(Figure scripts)
===============

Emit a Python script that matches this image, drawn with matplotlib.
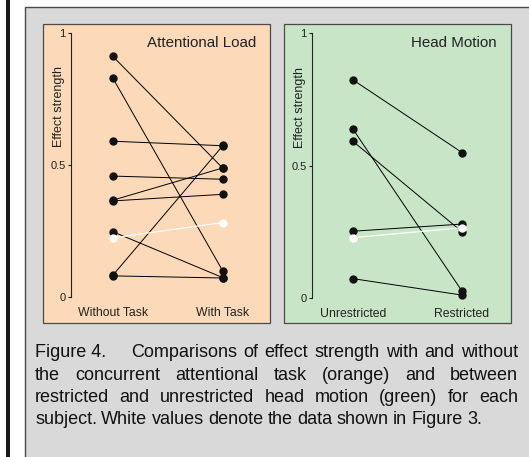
import matplotlib.pyplot as plt
from matplotlib.patches import Rectangle

plt.rcParams["font.family"] = ["Liberation Sans", "DejaVu Sans"]

W, H = 529, 457

# =========================
# data
# =========================
load_labels = ["Without Task", "With Task"]
load_without = [0.911, 0.828, 0.590, 0.458, 0.367, 0.364, 0.247, 0.083, 0.080]
load_with = [0.487, 0.097, 0.573, 0.446, 0.489, 0.389, 0.073, 0.574, 0.072]
load_white = [0.224, 0.282]

motion_labels = ["Unrestricted", "Restricted"]
motion_unres = [0.823, 0.637, 0.591, 0.252, 0.073]
motion_res = [0.549, 0.026, 0.250, 0.279, 0.011]
motion_white = [0.228, 0.265]

caption = [
    ["Figure 4."] + "Comparisons of effect strength with and without".split(),
    "the concurrent attentional task (orange) and between".split(),
    "restricted and unrestricted head motion (green) for each".split(),
    "subject. White values denote the data shown in Figure 3.".split(),
]

ORANGE = "#fbd9b9"
GREEN = "#c9e5c7"
GRAY = "#d9d9d9"
EDGE = "#4a4a4a"
INK = "#222222"


def fbox(x0, y0, x1, y1):
    """pixel box (top-left origin) -> figure fraction [l, b, w, h]"""
    return [x0 / W, 1 - y1 / H, (x1 - x0) / W, (y1 - y0) / H]


def add_rect(x0, y0, x1, y1, fc, ec, lw, z):
    l, b, w, h = fbox(x0, y0, x1, y1)
    fig.patches.append(Rectangle((l, b), w, h, transform=fig.transFigure,
                                 facecolor=fc, edgecolor=ec, lw=lw, zorder=z))


def draw_panel(panel_px, ax_px, cats_px, bg, title, labels, left, right, white):
    add_rect(*panel_px, fc=bg, ec=EDGE, lw=0.9, z=-1)
    ax = fig.add_axes(fbox(*ax_px))
    ax.patch.set_visible(False)

    c0, c1 = cats_px
    span = c1 - c0
    ax.set_xlim((ax_px[0] - c0) / span, (ax_px[2] - c0) / span)
    ax.set_ylim(0, 1)

    for a, b in zip(left, right):
        ax.plot([0, 1], [a, b], color="black", lw=0.7, clip_on=False, zorder=2)
    ax.plot([0] * len(left), left, "o", color="#111111", ms=5.0, clip_on=False, zorder=3)
    ax.plot([1] * len(right), right, "o", color="#111111", ms=5.0, clip_on=False, zorder=3)
    ax.plot([0, 1], white, "-o", color="white", lw=0.9, ms=5.0, clip_on=False, zorder=4)

    for s in ["top", "right", "bottom"]:
        ax.spines[s].set_visible(False)
    ax.spines["left"].set_color(INK)
    ax.spines["left"].set_linewidth(0.8)
    ax.set_yticks([0, 0.5, 1])
    ax.set_yticklabels(["0", "0.5", "1"])
    ax.tick_params(axis="y", length=2.5, width=0.8, pad=1.5, labelsize=8, colors=INK)
    ax.set_xticks([0, 1])
    ax.set_xticklabels(labels)
    ax.tick_params(axis="x", length=0, pad=7.5, labelsize=8.8, colors=INK)
    ax.set_ylabel("Effect strength", fontsize=9, color=INK)
    ax.yaxis.set_label_coords(-0.035, 0.72)
    ax.text(1.0, 0.962, title, transform=ax.transAxes,
            ha="right", va="center", fontsize=10.9, color=INK)
    return ax


def justify(words, x0, x1, baseline, size, first_gap=None):
    texts = [fig.text(0, 1 - baseline / H, w, fontsize=size, va="baseline", color="#111111")
             for w in words]
    r = fig.canvas.get_renderer()
    widths = [t.get_window_extent(r).width for t in texts]
    if first_gap is not None:
        texts[0].set_x(x0 / W)
        x0 = first_gap
        texts, widths = texts[1:], widths[1:]
    gap = ((x1 - x0) - sum(widths)) / max(len(texts) - 1, 1)
    x = x0
    for t, w in zip(texts, widths):
        t.set_x(x / W)
        x += w + gap


fig = plt.figure(figsize=(W / 100, H / 100), dpi=100)

# page decorations
add_rect(6, -5, 10, H + 5, fc="#1a1a1a", ec="none", lw=0, z=-3)
add_rect(25, 7, W + 10, H + 5, fc=GRAY, ec=EDGE, lw=1.0, z=-2)

draw_panel((43, 24, 270, 323), (71, 33, 256, 297), (113, 223), ORANGE,
           "Attentional Load", load_labels, load_without, load_with, load_white)
draw_panel((284, 24, 511, 323), (312, 33, 497, 298), (353, 462), GREEN,
           "Head Motion", motion_labels, motion_unres, motion_res, motion_white)

# caption, justified like the original
justify(caption[0], 35, 518, 357, 13, first_gap=131)
justify(caption[1], 35, 518, 379.5, 13)
justify(caption[2], 35, 518, 401.5, 13)
justify(caption[3], 35, 482, 423.5, 13)

fig.savefig("out.png", dpi=100)
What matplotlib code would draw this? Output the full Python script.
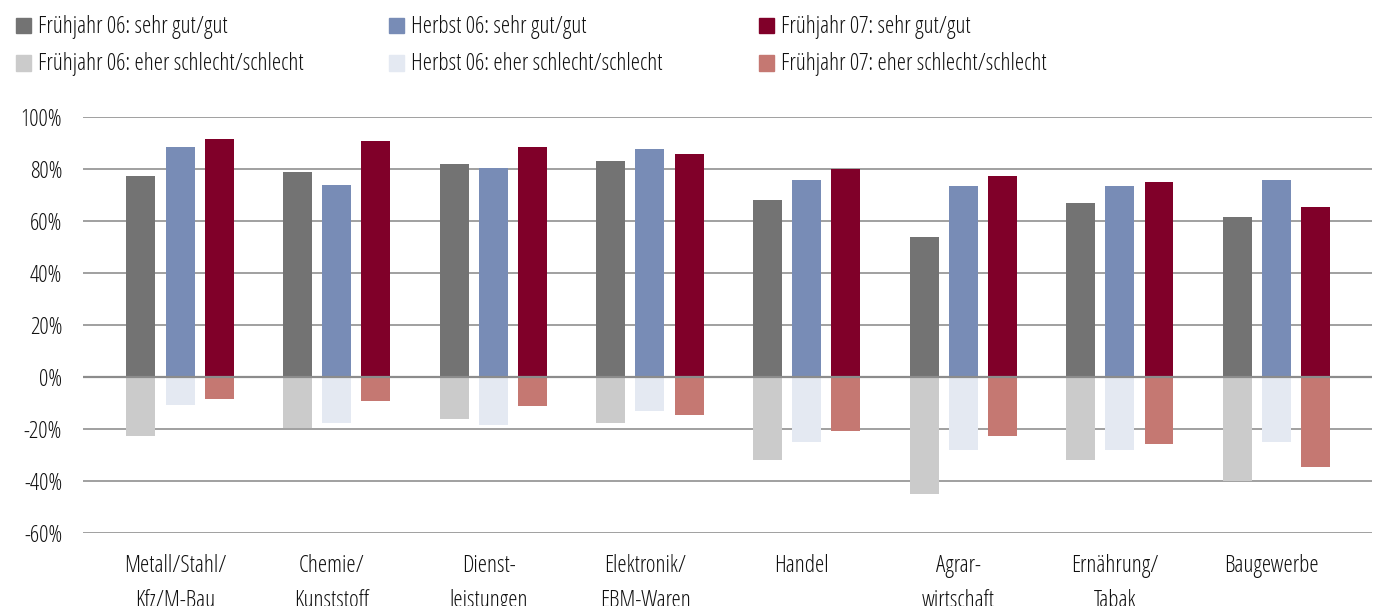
import matplotlib
matplotlib.use("Agg")
import matplotlib.pyplot as plt
from matplotlib.patches import Rectangle
from matplotlib import font_manager as fm
import numpy as np

categories = ["Metall/Stahl/\nKfz/M-Bau", "Chemie/\nKunststoff", "Dienst-\nleistungen",
              "Elektronik/\nEBM-Waren", "Handel", "Agrar-\nwirtschaft", "Ernährung/\nTabak", "Baugewerbe"]

f06_gut = [77.5, 79, 82, 83, 68, 54, 67, 61.5]
h06_gut = [88.5, 74, 80.5, 88, 76, 73.5, 73.5, 76]
f07_gut = [91.5, 91, 88.5, 86, 80, 77.5, 75, 65.5]
f06_schlecht = [-22.5, -19.5, -16, -17.5, -32, -45, -32, -40]
h06_schlecht = [-10.5, -17.5, -18.5, -13, -25, -28, -28, -25]
f07_schlecht = [-8.5, -9, -11, -14.5, -20.5, -22.5, -25.5, -34.5]

series_labels = ["Frühjahr 06: sehr gut/gut", "Herbst 06: sehr gut/gut", "Frühjahr 07: sehr gut/gut",
                 "Frühjahr 06: eher schlecht/schlecht", "Herbst 06: eher schlecht/schlecht",
                 "Frühjahr 07: eher schlecht/schlecht"]
yticks = [-60, -40, -20, 0, 20, 40, 60, 80, 100]

colors = ["#737373", "#788cb6", "#800029", "#cbcbcb", "#e4e9f2", "#c57872"]

W, H = 1380, 606
fig = plt.figure(figsize=(W / 100, H / 100), dpi=100)

# condensed font
FS = 16.8
cands = [f for f in fm.fontManager.ttflist
         if f.name == "Open Sans" and f.stretch == "condensed" and f.style == "normal"]
if cands:
    cands.sort(key=lambda f: abs(int(f.weight) - 420) if str(f.weight).isdigit() else 999)
    fp = fm.FontProperties(fname=cands[0].fname, size=FS)
else:
    fp = fm.FontProperties(family=["Open Sans", "DejaVu Sans"], size=FS - 2.5)

TXT = "#111111"
ax = fig.add_axes([83 / W, (H - 533.3) / H, (1372 - 83) / W, (533.3 - 117.3) / H])

x = np.arange(len(categories))
bw = 0.185
off = 0.25
ax.bar(x - off, f06_gut, bw, color=colors[0], zorder=3)
ax.bar(x, h06_gut, bw, color=colors[1], zorder=3)
ax.bar(x + off, f07_gut, bw, color=colors[2], zorder=3)
ax.bar(x - off, f06_schlecht, bw, color=colors[3], zorder=3)
ax.bar(x, h06_schlecht, bw, color=colors[4], zorder=3)
ax.bar(x + off, f07_schlecht, bw, color=colors[5], zorder=3)

ax.set_xlim(-0.62, 7.61)
ax.set_ylim(-60, 100)
ax.set_yticks(yticks)
ax.set_yticklabels([f"{v}%" for v in yticks], fontproperties=fp, color=TXT)
ax.set_xticks(x - 0.03)
ax.set_xticklabels(categories, fontproperties=fp, color=TXT, linespacing=1.62)
ax.tick_params(axis='both', length=0)
ax.tick_params(axis='y', pad=15)
ax.tick_params(axis='x', pad=15)
for s in ax.spines.values():
    s.set_visible(False)
ax.grid(axis='y', color="#a0a0a0", linewidth=1.4, zorder=0)
ax.axhline(0, color="#8c8c8c", linewidth=1.6, zorder=4)

# legend
sq_x = [16, 389, 759]
txt_x = [38, 411, 781]
row_top = [18, 55.5]
for i, lab in enumerate(series_labels):
    r, c = divmod(i, 3)
    fig.patches.append(Rectangle((sq_x[c] / W, 1 - (row_top[r] + 15) / H), 15 / W, 15 / H,
                                 transform=fig.transFigure, color=colors[i], figure=fig))
    fig.text(txt_x[c] / W, 1 - (row_top[r] + 15) / H, lab, fontproperties=fp,
             va='baseline', ha='left', color=TXT)

fig.savefig("out.png", dpi=100, facecolor="white")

===============

-- Work to do --
Begin with the line that contains "What matplotlib code" and end with the line that contains "import numpy as np"; write out both and all lines between exactly, but no pictures.

-- Exercise response --
What matplotlib code would draw this? Output the full Python script.
import matplotlib
matplotlib.use("Agg")
import matplotlib.pyplot as plt
from matplotlib.patches import Rectangle
from matplotlib import font_manager as fm
import numpy as np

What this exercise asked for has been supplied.